In questo momento una terza alternativa valutabile è quella di un tasso variabile con cap, ovvero un tetto massimo oltre il quale il tasso non può salire. Attualmente questa tipologia di mutuo, a fronte di spread di circa 0,5-1% superiori al variabile puro, offre una protezione da futuri rialzi dei tassi con tetti che nelle prossime settimane si potrebbero stimare essere pari al 4% circa.
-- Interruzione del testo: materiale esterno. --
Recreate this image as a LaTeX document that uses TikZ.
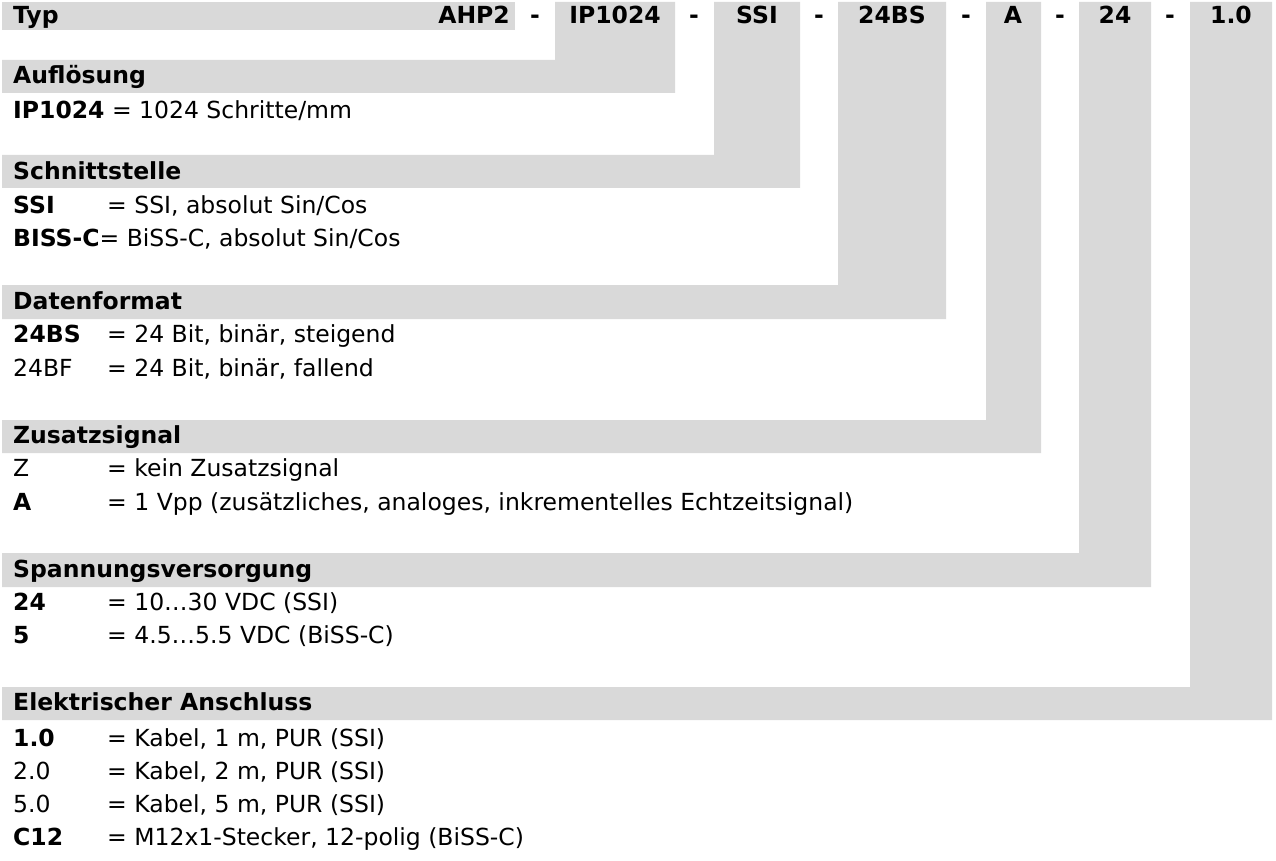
\documentclass[tikz,border=0pt]{standalone}
\usepackage{fontspec}
\setmainfont{DejaVu Sans}
\definecolor{band}{HTML}{D9D9D9}
\begin{document}
\begin{tikzpicture}[x=1pt,y=-1pt,
  txt/.style={anchor=mid west,inner sep=0pt,yshift=-4pt,font=\fontsize{23.5}{25}\selectfont},
  hd/.style={txt,font=\fontsize{23.5}{25}\selectfont\bfseries},
  top/.style={anchor=mid,inner sep=0pt,yshift=-4pt,font=\fontsize{23.5}{25}\selectfont\bfseries}]
\useasboundingbox (0,0) rectangle (1276,861);
\fill[band] (2,2) rectangle (515,30);
\fill[band] (555,2) rectangle (675,93) (2,60) rectangle (675,93);
\fill[band] (714,2) rectangle (800,188) (2,155) rectangle (800,188);
\fill[band] (838,2) rectangle (946,319) (2,285) rectangle (946,319);
\fill[band] (986,2) rectangle (1041,453) (2,420) rectangle (1041,453);
\fill[band] (1079,2) rectangle (1151,587) (2,553) rectangle (1151,587);
\fill[band] (1190,2) rectangle (1272,720) (2,687) rectangle (1272,720);
\node[hd] (typ) at (13,17) {Typ};
\node[top,anchor=mid east] (t1) at (510,17) {AHP2};
\node[top] (t2) at (615,17) {IP1024};
\node[top] (t3) at (757,17) {SSI};
\node[top] (t4) at (892,17) {24BS};
\node[top] (t5) at (1013,17) {A};
\node[top] (t6) at (1115,17) {24};
\node[top] (t7) at (1231,17) {1.0};
\foreach \x [count=\i] in {535,694,819,966,1060,1170}{\node[top] (d\i) at (\x,17) {-};}
\node[hd] (h1) at (13,77) {Auflösung};
\node[txt] (a1) at (13,112) {\textbf{IP1024} = 1024 Schritte/mm};
\node[hd] (h2) at (13,173) {Schnittstelle};
\node[txt] (b1) at (13,207) {\textbf{SSI}};\node[txt] (b1e) at (107,207) {= SSI, absolut Sin/Cos};
\node[txt] (b2) at (13,240) {\textbf{BISS-C}= BiSS-C, absolut Sin/Cos};
\node[hd] (h3) at (13,303) {Datenformat};
\node[txt] (c1) at (13,336) {\textbf{24BS}};\node[txt] (c1e) at (107,336) {= 24 Bit, binär, steigend};
\node[txt] (c2) at (13,370) {24BF};\node[txt] (c2e) at (107,370) {= 24 Bit, binär, fallend};
\node[hd] (h4) at (13,437) {Zusatzsignal};
\node[txt] (e1) at (13,470) {Z};\node[txt] (e1e) at (107,470) {= kein Zusatzsignal};
\node[txt] (e2) at (13,504) {\textbf{A}};\node[txt] (e2e) at (107,504) {= 1 Vpp (zusätzliches, analoges, inkrementelles Echtzeitsignal)};
\node[hd] (h5) at (13,571) {Spannungsversorgung};
\node[txt] (f1) at (13,604) {\textbf{24}};\node[txt] (f1e) at (107,604) {= 10…30 VDC (SSI)};
\node[txt] (f2) at (13,637) {\textbf{5}};\node[txt] (f2e) at (107,637) {= 4.5…5.5 VDC (BiSS-C)};
\node[hd] (h6) at (13,704) {Elektrischer Anschluss};
\node[txt] (g1) at (13,740) {\textbf{1.0}};\node[txt] (g1e) at (107,740) {= Kabel, 1 m, PUR (SSI)};
\node[txt] (g2) at (13,773) {2.0};\node[txt] (g2e) at (107,773) {= Kabel, 2 m, PUR (SSI)};
\node[txt] (g3) at (13,806) {5.0};\node[txt] (g3e) at (107,806) {= Kabel, 5 m, PUR (SSI)};
\node[txt] (g4) at (13,839) {\textbf{C12}};\node[txt] (g4e) at (107,839) {= M12x1-Stecker, 12-polig (BiSS-C)};
\end{tikzpicture}
\end{document}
Nascondono, invece, potenziali insidie i mutui a tasso variabile con rata fissa che prevedono, in caso di rialzo dei tassi, di allungare la durata del mutuo in luogo dell’incremento della rata: nelle fasi di forti rialzi dei tassi nella prima fase del rimborso, a causa del meccanismo di ammortamento alla francese di cui si diceva innanzi, dopo i primi anni ci si potrebbe ritrovare ad aver pagato le rate di mutuo e ritrovarsi con un capitale residuo maggiore di quello di partenza.
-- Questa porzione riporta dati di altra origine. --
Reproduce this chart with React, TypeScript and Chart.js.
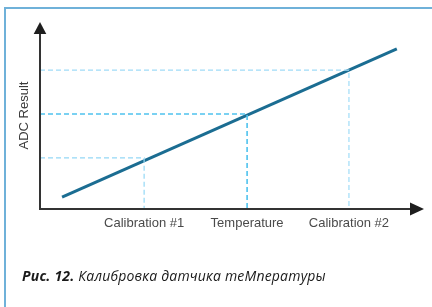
import React, { useEffect, useRef } from "react";
import { Chart, registerables } from "chart.js";

Chart.register(...registerables);

// Category positions along the temperature axis (arbitrary 0..100 units)
const categories = ["Calibration #1", "Temperature", "Calibration #2"];
const categoryX = [27.4, 54.5, 81.3];
// ADC result at each category (arbitrary 0..100 units)
const categoryY = [27.3, 50.8, 74.3];
// Calibration line end points
const lineX = [5.8, 93.9];
const lineY = [6.4, 85.6];
const yAxisTitle = "ADC Result";
const captionBold = "Рис. 12.";
const captionText = " Калибровка датчика теМпературы";

const guideColors = ["#94d8f6", "#4fc2ee", "#a0dcf7"];
const guideWidths = [1.2, 1.6, 1.2];

const arrowsPlugin = {
  id: "axisArrows",
  afterDatasetsDraw(chart: any) {
    const { ctx, chartArea } = chart;
    const { left, top, right, bottom } = chartArea;
    ctx.save();
    ctx.strokeStyle = "#333333";
    ctx.fillStyle = "#1e1e1e";
    ctx.lineWidth = 2;
    ctx.beginPath();
    ctx.moveTo(left, bottom);
    ctx.lineTo(right - 6, bottom);
    ctx.moveTo(left, bottom + 1);
    ctx.lineTo(left, top + 8);
    ctx.stroke();
    // x arrow head
    ctx.beginPath();
    ctx.moveTo(right + 4, bottom);
    ctx.lineTo(right - 10, bottom - 6.5);
    ctx.lineTo(right - 10, bottom + 6.5);
    ctx.closePath();
    ctx.fill();
    // y arrow head
    ctx.beginPath();
    ctx.moveTo(left, top);
    ctx.lineTo(left - 6.3, top + 12);
    ctx.lineTo(left + 6.3, top + 12);
    ctx.closePath();
    ctx.fill();
    ctx.restore();
  },
};

function ChartCanvas() {
  const ref = useRef<HTMLCanvasElement | null>(null);
  useEffect(() => {
    if (!ref.current) return;
    const guides = categories.map((name, i) => ({
      label: name,
      data: [
        { x: 0, y: categoryY[i] },
        { x: categoryX[i], y: categoryY[i] },
        { x: categoryX[i], y: 0 },
      ],
      borderColor: guideColors[i],
      borderWidth: guideWidths[i],
      borderDash: [5, 3],
      pointRadius: 0,
      fill: false,
      tension: 0,
    }));
    const chart = new Chart(ref.current, {
      type: "line",
      data: {
        datasets: [
          ...guides,
          {
            label: "ADC",
            data: lineX.map((x, i) => ({ x, y: lineY[i] })),
            borderColor: "#1b6d92",
            borderWidth: 3,
            pointRadius: 0,
            fill: false,
            tension: 0,
          },
        ] as any,
      },
      options: {
        responsive: false,
        maintainAspectRatio: false,
        animation: false,
        devicePixelRatio: 1,
        layout: { padding: { left: 16.2, top: 22, right: 12, bottom: 68.4 } },
        plugins: {
          legend: { display: false },
          tooltip: { enabled: false },
          title: { display: false },
        },
        scales: {
          x: {
            type: "linear",
            min: 0,
            max: 100,
            grid: { display: false, drawTicks: false },
            border: { display: false },
            afterBuildTicks: (scale: any) => {
              scale.ticks = categoryX.map((v) => ({ value: v }));
            },
            ticks: {
              padding: 7,
              autoSkip: false,
              maxRotation: 0,
              color: "#4a4a4a",
              font: { family: "'Liberation Sans', Arial, sans-serif", size: 13 },
              callback: (value: any) => {
                const idx = categoryX.indexOf(Number(value));
                return idx >= 0 ? categories[idx] : "";
              },
            },
          },
          y: {
            type: "linear",
            min: 0,
            max: 100,
            grid: { display: false, drawTicks: false },
            border: { display: false },
            ticks: { display: false },
            title: {
              display: true,
              text: yAxisTitle,
              color: "#3a3a3a",
              padding: { top: 0, bottom: 8.2 },
              font: { family: "'Liberation Sans', Arial, sans-serif", size: 13 },
            },
          },
        },
      },
      plugins: [arrowsPlugin],
    } as any);
    return () => chart.destroy();
  }, []);
  return <canvas ref={ref} width={432} height={307} style={{ position: "absolute", left: 0, top: 0 }} />;
}

export default function App() {
  useEffect(() => {
    document.body.style.margin = "0";
    document.body.style.background = "#ffffff";
  }, []);
  return (
    <div style={{ position: "fixed", left: 0, top: 0, width: 432, height: 307, overflow: "hidden", background: "#fff" }}>
      <div
        style={{
          position: "absolute",
          left: 4,
          top: 7,
          width: 500,
          height: 400,
          borderTop: "2px solid #6fb1d9",
          borderLeft: "2px solid #6fb1d9",
        }}
      />
      <ChartCanvas />
      <div
        style={{
          position: "absolute",
          left: 22,
          top: 268,
          lineHeight: "16px",
          fontSize: 14,
          fontFamily: "'Open Sans', 'Noto Sans', sans-serif",
          fontStyle: "italic",
          color: "#1a1a1a",
          whiteSpace: "nowrap",
          letterSpacing: "0.2px",
        }}
      >
        <b>{captionBold}</b>
        {captionText}
      </div>
    </div>
  );
}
Quale tipologia di mutuo scegliere?
Indipendentemente dai calcoli di convenienza puramente finanziaria, è opportuno che la scelta della tipologia di tasso venga fatta anche in funzione delle esigenze personali di coloro che contraggono il prestito. Ad esempio, se il tasso variabile generalmente è più conveniente del tasso fisso, esso può esporre nel medio periodo a fluttuazioni importanti della rata che non tutti i mutuatari possono permettersi di sopportare. Al contrario, un giovane mutuatario con la prospettiva di un futuro incremento dei propri redditi ed una adeguata stabilità economica, può pensare di “correre il rischio” di una rata in crescita a fronte della prospettiva di consistenti risparmi di spesa. In linea di massima, chi è finanziariamente solido può permettersi fare scelte più incerte e meramente orientate alla convenienza economica, chi si trova in situazioni economiche meno stabili è spesso opportuno che scelga una rata mediamente più alta ma stabile, se questa è compatibile con la propria capacità di rimborso. In un contesto in rapida evoluzione, le righe che precedono vanno lette più nell’ottica di approfondire i meccanismi di scelta che di trovare la soluzione in astratto ideale. Il consiglio di sempre è quello di confrontarsi con il proprio consulente, che è l’unico in grado orientare le decisioni verso una tipologia di mutuo che contemperi al meglio le proprie esigenze personali e l’ottimizzazione finanziaria in base alle prospettive di mercato.